* _Problem_
Count each line in which the word "chart" appears. Reply with the total and nothing more.

* _Recorded data_
....
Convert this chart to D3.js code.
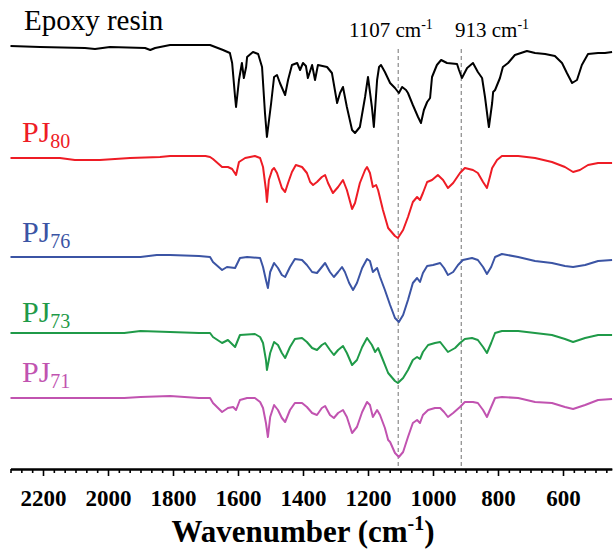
<!DOCTYPE html>
<html>
<head>
<meta charset="utf-8">
<script src="https://cdn.jsdelivr.net/npm/d3@7/dist/d3.min.js"></script>
<style>
  body { margin: 0; background: #fff; }
  svg { display: block; }
</style>
</head>
<body>
<div id="chart"></div>
<script>
// FTIR spectra: [wavenumber (cm-1), transmittance (a.u., curves stacked)]
var epoxy = [[2300,84.6],[2209,84.4],[2071,84.2],[2040,84.0],[1994,84.4],[1886,84.2],[1870,83.8],[1855,84.2],[1809,84.8],[1686,84.8],[1646,83.8],[1625,83.2],[1618,81.2],[1609,74.4],[1606,72.4],[1597,77.8],[1588,81.2],[1582,78.2],[1575,80.4],[1572,82.4],[1554,83.4],[1538,83.0],[1526,80.4],[1517,71.2],[1511,66.4],[1498,73.2],[1489,78.4],[1480,78.8],[1471,77.2],[1455,74.8],[1446,77.8],[1434,80.8],[1418,81.2],[1409,79.8],[1400,81.2],[1391,80.6],[1385,78.2],[1372,80.8],[1363,77.8],[1354,80.8],[1326,80.4],[1311,79.2],[1295,73.2],[1286,75.2],[1277,76.4],[1265,72.4],[1249,67.8],[1240,67.2],[1225,68.4],[1209,74.4],[1200,78.4],[1188,72.4],[1182,68.4],[1172,77.8],[1166,80.4],[1160,80.8],[1148,79.4],[1132,77.2],[1117,76.2],[1105,75.2],[1095,76.4],[1083,75.8],[1077,75.2],[1062,72.8],[1046,70.4],[1037,69.2],[1028,71.8],[1018,73.4],[1009,74.2],[1003,78.4],[988,80.8],[975,81.8],[957,81.2],[926,81.0],[920,79.8],[911,78.2],[895,80.2],[877,81.2],[862,79.4],[849,78.2],[840,74.4],[831,69.8],[828,68.4],[818,73.2],[815,75.4],[809,75.8],[794,78.2],[785,80.4],[769,81.2],[748,82.8],[711,83.6],[686,83.2],[655,83.0],[625,82.6],[603,81.2],[588,79.2],[572,77.2],[557,77.8],[542,80.8],[523,83.0],[492,83.2],[471,83.2],[449,83.4]];

var pj80 = [[2300,62.2],[2148,62.2],[2102,61.8],[2025,61.8],[1932,62.2],[1840,62.4],[1809,62.6],[1700,62.6],[1686,62.4],[1677,62.0],[1649,60.4],[1631,60.4],[1618,60.0],[1606,58.8],[1597,61.4],[1578,62.2],[1548,62.6],[1532,62.2],[1523,60.4],[1514,55.8],[1511,53.4],[1505,57.8],[1495,59.8],[1489,60.2],[1480,59.2],[1465,56.2],[1455,55.4],[1446,57.2],[1434,59.4],[1422,60.8],[1403,60.4],[1388,59.2],[1378,57.4],[1369,56.8],[1357,57.4],[1342,58.4],[1332,58.8],[1323,57.2],[1308,55.2],[1292,56.4],[1277,57.8],[1265,55.8],[1249,52.0],[1240,53.2],[1225,57.2],[1209,59.8],[1203,60.4],[1194,59.2],[1185,56.4],[1175,56.8],[1169,55.8],[1154,51.8],[1138,48.2],[1117,46.6],[1108,46.2],[1092,47.8],[1077,50.4],[1062,53.4],[1049,54.4],[1040,53.8],[1031,55.2],[1018,57.4],[1003,57.8],[985,58.8],[969,57.8],[954,56.2],[938,57.2],[917,59.2],[902,60.2],[877,59.8],[862,59.2],[846,57.4],[834,56.2],[825,58.4],[818,60.2],[803,61.8],[788,62.6],[738,62.6],[686,62.2],[634,61.4],[594,60.4],[569,59.4],[548,59.8],[523,60.8],[492,61.2],[449,61.2]];

var pj76 = [[2300,42.4],[1900,42.4],[1850,42.8],[1809,42.8],[1720,42.6],[1686,42.4],[1677,41.4],[1649,39.8],[1634,40.4],[1609,40.2],[1594,42.2],[1572,42.4],[1532,42.2],[1523,40.4],[1514,37.8],[1508,36.2],[1501,39.4],[1489,41.2],[1477,40.2],[1465,38.8],[1455,38.4],[1440,40.4],[1425,42.0],[1403,41.8],[1388,40.8],[1372,39.4],[1357,39.2],[1342,40.4],[1332,41.2],[1317,39.4],[1305,38.4],[1292,39.4],[1280,40.4],[1271,39.4],[1258,37.2],[1246,35.8],[1234,37.2],[1218,40.2],[1203,42.0],[1194,41.6],[1185,39.4],[1172,40.2],[1163,38.4],[1148,35.8],[1132,32.8],[1117,30.2],[1105,29.4],[1092,30.8],[1077,33.8],[1062,37.2],[1049,38.2],[1040,37.4],[1031,39.2],[1018,40.6],[1000,40.8],[978,41.2],[966,40.2],[954,38.8],[938,39.4],[923,40.8],[908,41.8],[880,42.2],[862,41.8],[846,40.4],[834,39.0],[821,40.4],[809,42.4],[788,43.0],[738,42.4],[686,41.6],[634,41.2],[594,40.6],[569,40.4],[532,40.8],[492,41.6],[449,41.8]];

var pj73 = [[2300,27.2],[1950,27.2],[1900,27.6],[1809,27.4],[1720,27.2],[1686,27.2],[1677,26.4],[1649,25.2],[1631,25.8],[1609,24.4],[1594,26.8],[1548,27.0],[1532,26.4],[1523,25.2],[1514,21.8],[1511,19.8],[1501,23.2],[1489,25.4],[1477,24.8],[1465,23.2],[1455,22.2],[1440,24.4],[1425,26.0],[1403,26.2],[1388,25.4],[1372,24.2],[1357,23.8],[1342,24.8],[1332,25.2],[1317,23.8],[1305,22.8],[1292,23.8],[1277,24.6],[1265,23.2],[1249,20.8],[1234,21.8],[1218,24.4],[1203,26.2],[1188,24.8],[1178,23.4],[1169,24.2],[1154,21.8],[1138,19.2],[1117,17.6],[1108,17.2],[1092,18.2],[1077,19.8],[1062,21.8],[1049,22.4],[1040,22.0],[1031,23.4],[1015,24.8],[994,25.2],[978,25.4],[966,24.4],[954,23.4],[932,24.2],[917,25.2],[902,26.0],[880,26.2],[862,25.8],[846,24.4],[834,23.2],[821,25.2],[809,27.2],[788,27.6],[738,27.6],[686,27.2],[634,26.8],[594,26.0],[569,25.4],[532,26.2],[492,26.8],[449,26.8]];

var pj71 = [[2300,14.2],[1950,14.2],[1900,14.4],[1809,14.6],[1720,14.2],[1686,14.2],[1677,13.2],[1649,11.4],[1631,12.2],[1615,12.4],[1606,11.8],[1594,13.8],[1572,14.2],[1548,14.2],[1532,13.4],[1523,12.2],[1514,9.2],[1508,6.4],[1501,10.4],[1489,12.8],[1477,11.8],[1465,10.2],[1455,9.4],[1440,11.8],[1425,13.2],[1403,13.2],[1388,12.4],[1372,11.2],[1357,10.8],[1342,12.2],[1332,12.6],[1317,10.8],[1305,10.2],[1292,11.2],[1277,11.8],[1265,10.4],[1249,7.2],[1234,8.4],[1218,11.4],[1203,13.4],[1194,12.8],[1185,10.4],[1172,11.8],[1163,10.8],[1148,8.2],[1138,5.8],[1132,5.4],[1117,3.2],[1105,2.4],[1092,3.4],[1077,6.4],[1062,9.2],[1049,9.8],[1040,9.2],[1031,10.8],[1015,11.8],[994,12.2],[978,12.2],[966,11.4],[954,10.4],[938,11.2],[917,12.4],[902,13.4],[877,13.4],[862,13.2],[846,11.8],[834,10.4],[821,12.4],[809,14.2],[788,14.4],[738,14.2],[686,13.4],[634,13.2],[594,12.4],[569,12.0],[532,12.8],[492,13.8],[449,14.0]];

var seriesData = [epoxy, pj80, pj76, pj73, pj71];
var seriesColors = ["#000000", "#ee1c25", "#3b54a4", "#1f9a48", "#c153b0"];
var labelMain = ["Epoxy resin", "PJ", "PJ", "PJ", "PJ"];
var labelSub = ["", "80", "76", "73", "71"];
var labelLevel = [87.8, 65.5, 45.5, 29.5, 17.5];

var markerWavenumbers = [1107, 913];
var majorTicks = [2200, 2000, 1800, 1600, 1400, 1200, 1000, 800, 600];
var minorStep = 200 / 6;

var width = 613, height = 550;
var serif = "'Liberation Serif'";

var svg = d3.select("#chart")
  .append("svg")
    .attr("width", width)
    .attr("height", height);

var x = d3.scaleLinear().domain([2300, 450]).range([10.5, 611.75]);
var y = d3.scaleLinear().domain([0, 90]).range([469, 19]);

// dashed marker lines
svg.selectAll(".marker")
  .data(markerWavenumbers)
  .enter().append("line")
    .attr("class", "marker")
    .attr("x1", d => x(d)).attr("x2", d => x(d))
    .attr("y1", y(84)).attr("y2", y(0))
    .attr("stroke", "#8a8a8a")
    .attr("stroke-width", 1.2)
    .attr("stroke-dasharray", "4,3");

var line = d3.line()
  .x(d => x(d[0]))
  .y(d => y(d[1]));

svg.selectAll(".spectrum")
  .data(seriesData)
  .enter().append("path")
    .attr("class", "spectrum")
    .attr("d", line)
    .attr("fill", "none")
    .attr("stroke", (d, i) => seriesColors[i])
    .attr("stroke-width", 2)
    .attr("stroke-linejoin", "round");

// series labels
seriesData.forEach(function(d, i) {
  var t = svg.append("text")
    .attr("x", i == 0 ? 24 : 22)
    .attr("y", y(labelLevel[i]))
    .attr("fill", seriesColors[i])
    .style("font-family", serif)
    .style("font-size", i == 0 ? "29px" : "30px")
    .text(labelMain[i]);
  if (labelSub[i]) {
    t.append("tspan")
      .attr("dy", 6)
      .style("font-size", "20px")
      .text(labelSub[i]);
  }
});

// marker labels
var markerLabelX = [349, 455];
markerWavenumbers.forEach(function(w, i) {
  var t = svg.append("text")
    .attr("x", markerLabelX[i])
    .attr("y", 37)
    .style("font-family", serif)
    .style("font-size", "21px")
    .text(w + " cm");
  t.append("tspan").attr("dy", -8).style("font-size", "14px").text("-1");
});

// x axis
var minorTicks = d3.range(2300, 440, -minorStep).filter(function(v) {
  return majorTicks.indexOf(Math.round(v)) < 0;
});

var minorAxis = svg.append("g")
  .attr("transform", "translate(0," + y(0) + ")")
  .call(d3.axisBottom(x).tickValues(minorTicks).tickSize(4).tickSizeOuter(0).tickFormat(""));

var majorAxis = svg.append("g")
  .attr("transform", "translate(0," + y(0) + ")")
  .call(d3.axisBottom(x).tickValues(majorTicks).tickSize(7).tickSizeOuter(0).tickPadding(14).tickFormat(d3.format("d")));

svg.selectAll(".domain").attr("stroke", "#000").attr("stroke-width", 2);
svg.selectAll(".tick line").attr("stroke", "#000").attr("stroke-width", 1.6);
majorAxis.selectAll(".tick text")
  .attr("fill", "#000")
  .style("font-family", serif)
  .style("font-size", "23px")
  .style("font-weight", "bold");

var title = svg.append("text")
  .attr("x", 303)
  .attr("y", 542)
  .attr("text-anchor", "middle")
  .style("font-family", serif)
  .style("font-size", "31px")
  .style("font-weight", "bold")
  .text("Wavenumber (cm");
title.append("tspan").attr("dy", -12).style("font-size", "20px").text("-1");
title.append("tspan").attr("dy", 12).text(")");
</script>
</body>
</html>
....
* _Output of the task_
3